Hospitality Is Not An Asset Class

By Isaac French

 

If you are in hospitality, you need to read this.

If you are investing in or building hospitality assets, you need to read this.

If you are in a totally different kind of business, chances are you still need to read this.

Ready? Hospitality is not an asset class; it’s an action, a way of being!

Here’s the deal: investors and venture capitalists are throwing heaps of cash at building the flashiest brand, most stunning architecture, wildest experiences, most powerful operating tech, and on and on…

While all these can certainly enhance a hospitality venture, they are not what make the magic happen. And they can become a tragic distraction.

“You can dream, create, design, and build the most wonderful place in the world … But it requires people to make the dream a reality.” —Walt Disney

Hospitality is a manner of existence. It’s a deep-seated, soul-driven urge to serve and delight someone else. This is the secrete sauce of the guest experience. And guess what? It’s all but impossible to scale (at least rapidly).

This is why so many brands struggle and fail. I hate to say it, but history proves me right.

People aren’t just at the core of the business — they are the business. This isn’t a real estate or tech business. This is a people business.

And herein lies the golden opportunity for you and me:

Hospitality is all about how you make people feel…and you don’t need a 5-star, 4:1 staff / guest ratio to deliver magic.

You need to care deeply about guests.

Every. Single. One.

You need to care more about the guest than anything else: press, investors, follower count, direct bookings rate, brand positioning, etc…

There’s one major exception here: employees. Take care of your employees and they will take care of your guests. But that really reinforces my point about hospitality: it must apply to guests AND employees. And if you do care about both, you will be unstoppable.
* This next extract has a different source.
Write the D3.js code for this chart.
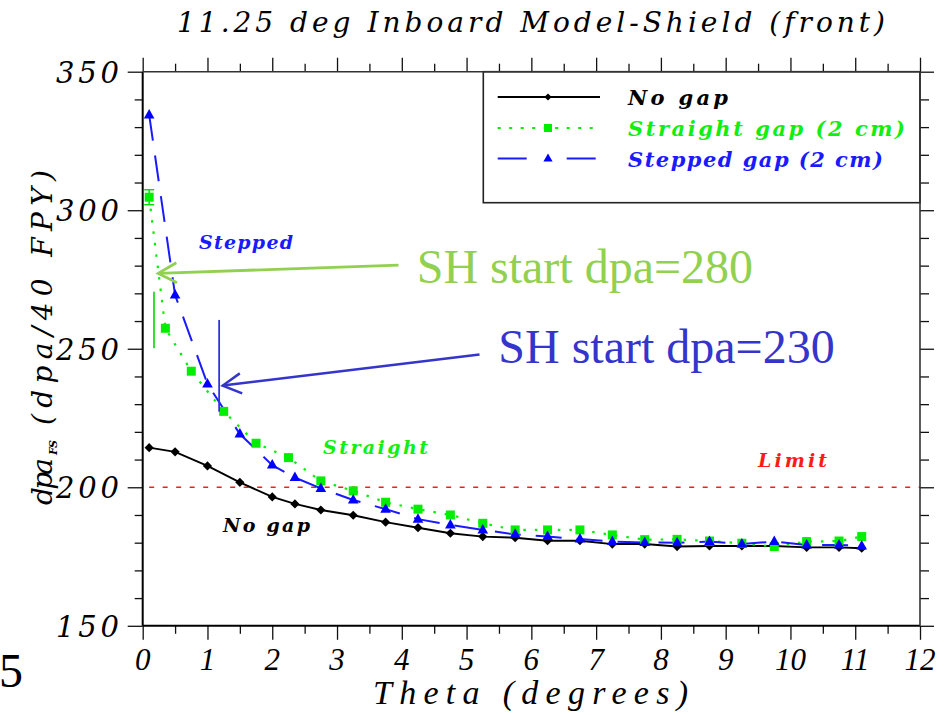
<!DOCTYPE html>
<html>
<head>
<meta charset="utf-8">
<script src="https://cdn.jsdelivr.net/npm/d3@7"></script>
<style>
  html, body { margin: 0; padding: 0; background: #fff; }
  svg { display: block; }
  .tm { font-family: "Liberation Serif", "Times New Roman", Tinos; }
  .dv { font-family: "DejaVu Serif"; }
  .it { font-style: italic; }
  .bd { font-weight: bold; }
</style>
</head>
<body>
<svg id="chart" width="951" height="715"></svg>
<script>
// Front-shield damage (dpa per 40 FPY) versus poloidal angle theta
const noGapTheta = [0.1, 0.5, 1.0, 1.5, 2.0, 2.35, 2.75, 3.25, 3.75, 4.25, 4.75, 5.25, 5.75, 6.25, 6.75, 7.25, 7.75, 8.25, 8.75, 9.25, 9.75, 10.25, 10.75, 11.1];
const noGapDpa = [214.3, 212.8, 207.7, 201.8, 196.5, 194.0, 191.8, 189.9, 187.4, 185.4, 183.4, 182.2, 181.8, 180.7, 180.7, 179.5, 179.5, 178.6, 178.8, 178.8, 178.8, 178.3, 178.3, 178.0];

const straightTheta = [0.1, 0.35, 0.75, 1.25, 1.75, 2.25, 2.75, 3.25, 3.75, 4.25, 4.75, 5.25, 5.75, 6.25, 6.75, 7.25, 7.75, 8.25, 8.75, 9.25, 9.75, 10.25, 10.75, 11.1];
const straightDpa = [304.7, 257.4, 241.9, 227.4, 215.9, 210.7, 202.3, 198.7, 194.6, 192.1, 190.0, 187.0, 184.6, 184.6, 184.6, 182.8, 181.1, 181.2, 180.6, 179.8, 178.6, 180.4, 180.6, 182.2];
const straightErrTheta = [0.1];
const straightErrLow = [302.0];
const straightErrHigh = [307.4];

const steppedTheta = [0.1, 0.5, 1.0, 1.5, 2.0, 2.35, 2.75, 3.25, 3.75, 4.25, 4.75, 5.25, 5.75, 6.25, 6.75, 7.25, 7.75, 8.25, 8.75, 9.25, 9.75, 10.25, 10.75, 11.1];
const steppedDpa = [334.4, 269.4, 237.3, 219.2, 208.0, 203.5, 199.6, 195.4, 192.1, 188.5, 186.4, 184.6, 183.0, 182.2, 181.3, 180.4, 180.1, 180.0, 180.4, 179.5, 180.4, 179.2, 179.2, 178.8];

const dpaLimit = 200;
const xTickValues = [0, 1, 2, 3, 4, 5, 6, 7, 8, 9, 10, 11, 12];
const yTickValues = [150, 200, 250, 300, 350];
const legendLabels = ["No gap", "Straight gap (2 cm)", "Stepped gap (2 cm)"];
const shStartLabels = ["SH start dpa=280", "SH start dpa=230"];

const svg = d3.select("#chart");
const plotL = 142.7, plotR = 920, plotT = 71.7, plotB = 625.8;
const x = d3.scaleLinear().domain([0, 12]).range([plotL, plotR]);
const y = d3.scaleLinear().domain([150, 350]).range([plotB, plotT]);

// ---- title ----
svg.append("text")
  .attr("class", "dv it")
  .attr("x", 177).attr("y", 32)
  .attr("textLength", 708).attr("lengthAdjust", "spacing")
  .style("font-size", "28px").attr("fill", "#000")
  .text("11.25 deg Inboard Model-Shield (front)");

// ---- ticks (outward on all four sides) ----
const majorLen = 14, minorLen = 8;
const xMinor = d3.range(0.5, 12, 1);
const yMinor = d3.range(150, 351, 10).filter(v => v % 50 !== 0);

function tickAxis(axisFn, scale, values, size, at) {
  const g = svg.append("g")
    .attr("transform", at)
    .call(axisFn(scale).tickValues(values).tickSize(size).tickSizeOuter(0).tickFormat(""));
  g.select(".domain").remove();
  g.selectAll("line").attr("stroke", "#111").attr("stroke-width", 1.3);
  return g;
}
tickAxis(d3.axisBottom, x, xTickValues, majorLen, `translate(0,${plotB})`);
tickAxis(d3.axisBottom, x, xMinor, minorLen, `translate(0,${plotB})`);
tickAxis(d3.axisTop, x, xTickValues, majorLen, `translate(0,${plotT})`);
tickAxis(d3.axisTop, x, xMinor, minorLen, `translate(0,${plotT})`);
tickAxis(d3.axisLeft, y, yTickValues, majorLen + 1, `translate(${plotL},0)`);
tickAxis(d3.axisLeft, y, yMinor, minorLen, `translate(${plotL},0)`);
tickAxis(d3.axisRight, y, yTickValues, majorLen, `translate(${plotR},0)`);
tickAxis(d3.axisRight, y, yMinor, minorLen + 1, `translate(${plotR},0)`);

// tick labels
svg.append("g").selectAll("text").data(xTickValues).join("text")
  .attr("class", "tm it")
  .attr("x", d => x(d)).attr("y", 670)
  .attr("text-anchor", "middle")
  .style("font-size", "31px").attr("fill", "#000")
  .text(d => d);

svg.append("g").selectAll("text").data(yTickValues).join("text")
  .attr("class", "dv it")
  .attr("x", 119).attr("y", d => y(d) + 11)
  .attr("text-anchor", "end")
  .attr("textLength", 63).attr("lengthAdjust", "spacing")
  .style("font-size", "29px").attr("fill", "#000")
  .text(d => d);

// axis titles
svg.append("text")
  .attr("class", "tm it")
  .attr("x", 373).attr("y", 704)
  .attr("textLength", 315).attr("lengthAdjust", "spacing")
  .style("font-size", "34px").attr("fill", "#000")
  .text("Theta (degrees)");

const yTitle = svg.append("g").attr("transform", "translate(52,505) rotate(-90)");
yTitle.append("text").attr("class", "dv it").attr("x", 0).attr("y", 0)
  .attr("textLength", 47).attr("lengthAdjust", "spacing")
  .style("font-size", "28px")
  .text("dpa");
yTitle.append("text").attr("class", "dv it bd").attr("x", 50).attr("y", 5)
  .attr("textLength", 15).attr("lengthAdjust", "spacing")
  .style("font-size", "11px")
  .text("FS");
yTitle.append("text").attr("class", "dv it").attr("x", 80).attr("y", 0)
  .attr("textLength", 255).attr("lengthAdjust", "spacing")
  .style("font-size", "28px")
  .text("(dpa/40 FPY)");

// clipped page-number digit at the lower left edge
svg.append("text").attr("class", "tm").attr("x", -1).attr("y", 687)
  .style("font-size", "48px").attr("fill", "#000")
  .text("5");

// ---- limit line ----
svg.append("line")
  .attr("x1", x(0.1)).attr("x2", plotR)
  .attr("y1", y(dpaLimit)).attr("y2", y(dpaLimit))
  .attr("stroke", "#ff1a1a").attr("stroke-width", 1.6)
  .attr("stroke-dasharray", "5,8.5");

// ---- series ----
const markers = {
  diamond: "M0,-4.6L4.6,0L0,4.6L-4.6,0Z",
  square: "M-4.5,-4.5H4.5V4.5H-4.5Z",
  triangle: "M0,-6L5.3,3.5H-5.3Z"
};
const series = [
  { theta: noGapTheta, dpa: noGapDpa, color: "#000", width: 1.9, dash: null, marker: markers.diamond, mcolor: "#000" },
  { theta: straightTheta, dpa: straightDpa, color: "#00f000", width: 2.2, dash: "2.5,9", marker: markers.square, mcolor: "#00ee00" },
  { theta: steppedTheta, dpa: steppedDpa, color: "#1a1aff", width: 2, dash: "26,15", marker: markers.triangle, mcolor: "#0000ff" }
];
const line = d3.line().x(d => x(d[0])).y(d => y(d[1]));

series.forEach(s => {
  const pts = s.theta.map((t, i) => [t, s.dpa[i]]);
  svg.append("path")
    .attr("d", line(pts))
    .attr("fill", "none")
    .attr("stroke", s.color)
    .attr("stroke-width", s.width)
    .attr("stroke-dasharray", s.dash);
});

// error bar on the first straight-gap point
straightErrTheta.forEach((t, i) => {
  const g = svg.append("g").attr("stroke", "#00e000").attr("stroke-width", 1.5);
  g.append("line").attr("x1", x(t)).attr("x2", x(t)).attr("y1", y(straightErrLow[i])).attr("y2", y(straightErrHigh[i]));
  [straightErrLow[i], straightErrHigh[i]].forEach(v =>
    g.append("line").attr("x1", x(t) - 5).attr("x2", x(t) + 5).attr("y1", y(v)).attr("y2", y(v)));
});

series.forEach(s => {
  svg.append("g").selectAll("path")
    .data(s.theta.map((t, i) => [t, s.dpa[i]]))
    .join("path")
    .attr("transform", d => `translate(${x(d[0])},${y(d[1])})`)
    .attr("d", s.marker)
    .attr("fill", s.mcolor);
});

// ---- in-plot series labels ----
const labelText = (px, py, width, color, text, size) => svg.append("text")
  .attr("class", "dv it bd")
  .attr("x", px).attr("y", py)
  .attr("textLength", width).attr("lengthAdjust", "spacing")
  .style("font-size", size + "px").attr("fill", color)
  .text(text);
labelText(199, 249, 94, "#1a1aff", "Stepped", 19);
labelText(323, 454, 105, "#11ee11", "Straight", 19);
labelText(223, 532, 87, "#000", "No gap", 19);
labelText(758, 467, 69, "#ff1a1a", "Limit", 19);

// ---- legend ----
const legend = svg.append("g");
legend.append("rect")
  .attr("x", 483.3).attr("y", plotT).attr("width", plotR - 483.3).attr("height", 131)
  .attr("fill", "#fff").attr("stroke", "#222").attr("stroke-width", 1.6);
const rowY = [97, 128, 158.5];
const textW = [100, 277, 255];
const legendDash = [null, "3,8.5", "29,40"];
const legendColors = ["#000", "#11ee11", "#1a1aff"];
const legendMarkers = [
  "M0,-3.6L3.6,0L0,3.6L-3.6,0Z",
  "M-4,-4H4V4H-4Z",
  "M0,-5L4.6,3H-4.6Z"
];
legendLabels.forEach((lab, i) => {
  const s = series[i];
  legend.append("line")
    .attr("x1", 497.7).attr("x2", 600).attr("y1", rowY[i]).attr("y2", rowY[i])
    .attr("stroke", s.color).attr("stroke-width", s.width)
    .attr("stroke-dasharray", legendDash[i]);
  legend.append("path")
    .attr("transform", `translate(548,${rowY[i]})`)
    .attr("d", legendMarkers[i]).attr("fill", s.mcolor);
  legend.append("text")
    .attr("class", "dv it bd")
    .attr("x", 628).attr("y", rowY[i] + 8)
    .attr("textLength", textW[i]).attr("lengthAdjust", "spacing")
    .style("font-size", "21px").attr("fill", legendColors[i])
    .text(lab);
});

// ---- SH start annotations ----
function arrow(g, tail, tip, color, w) {
  const [x0, y0] = [x(tail[0]), y(tail[1])];
  const [x1, y1] = [x(tip[0]), y(tip[1])];
  const ang = Math.atan2(y0 - y1, x0 - x1);
  const len = 21, spread = 0.5;
  g.append("line").attr("x1", x0).attr("y1", y0).attr("x2", x1).attr("y2", y1)
    .attr("stroke", color).attr("stroke-width", w);
  g.append("path")
    .attr("d", `M${x1 + len * Math.cos(ang - spread)},${y1 + len * Math.sin(ang - spread)}` +
               `L${x1},${y1}L${x1 + len * Math.cos(ang + spread)},${y1 + len * Math.sin(ang + spread)}`)
    .attr("fill", "none").attr("stroke", color).attr("stroke-width", w);
}
const ann = svg.append("g");
// straight gap: start of shield replacement region
ann.append("line").attr("x1", x(0.174)).attr("x2", x(0.174)).attr("y1", y(270.6)).attr("y2", y(250.2))
  .attr("stroke", "#33dd33").attr("stroke-width", 2);
arrow(ann, [3.95, 280.2], [0.24, 277.2], "#92d050", 2.8);
ann.append("text").attr("class", "tm").attr("x", x(4.23)).attr("y", y(273.6))
  .style("font-size", "48px").attr("fill", "#92d050")
  .text(shStartLabels[0]);
// stepped gap
ann.append("line").attr("x1", x(1.18)).attr("x2", x(1.18)).attr("y1", y(260.4)).attr("y2", y(227.3))
  .attr("stroke", "#3333dd").attr("stroke-width", 1.8);
arrow(ann, [5.2, 247.9], [1.235, 236.7], "#3535cc", 2.5);
ann.append("text").attr("class", "tm").attr("x", x(5.49)).attr("y", y(244.7))
  .style("font-size", "48px").attr("fill", "#3535cc")
  .text(shStartLabels[1]);

// ---- plot frame ----
svg.append("line").attr("x1", plotL).attr("x2", plotL).attr("y1", plotT).attr("y2", plotB)
  .attr("stroke", "#000").attr("stroke-width", 2);
svg.append("line").attr("x1", plotL).attr("x2", plotR).attr("y1", plotB).attr("y2", plotB)
  .attr("stroke", "#000").attr("stroke-width", 2);
svg.append("line").attr("x1", plotL).attr("x2", plotR).attr("y1", plotT).attr("y2", plotT)
  .attr("stroke", "#333").attr("stroke-width", 1.6);
svg.append("line").attr("x1", plotR).attr("x2", plotR).attr("y1", plotT).attr("y2", plotB)
  .attr("stroke", "#333").attr("stroke-width", 1.6);
</script>
</body>
</html>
Go ahead: invest heavily in great design, branding, amenities and setting, but don’t forget the goal in all of this: the guest experience. And within the guest experience, making people feel cared for and special is the lifeblood, the guiding light, the North Star of everything you do.

This is true hospitality.

Understand this fully. Commit to it. Don’t lose sight of it. And you’re not just in the game — you own it.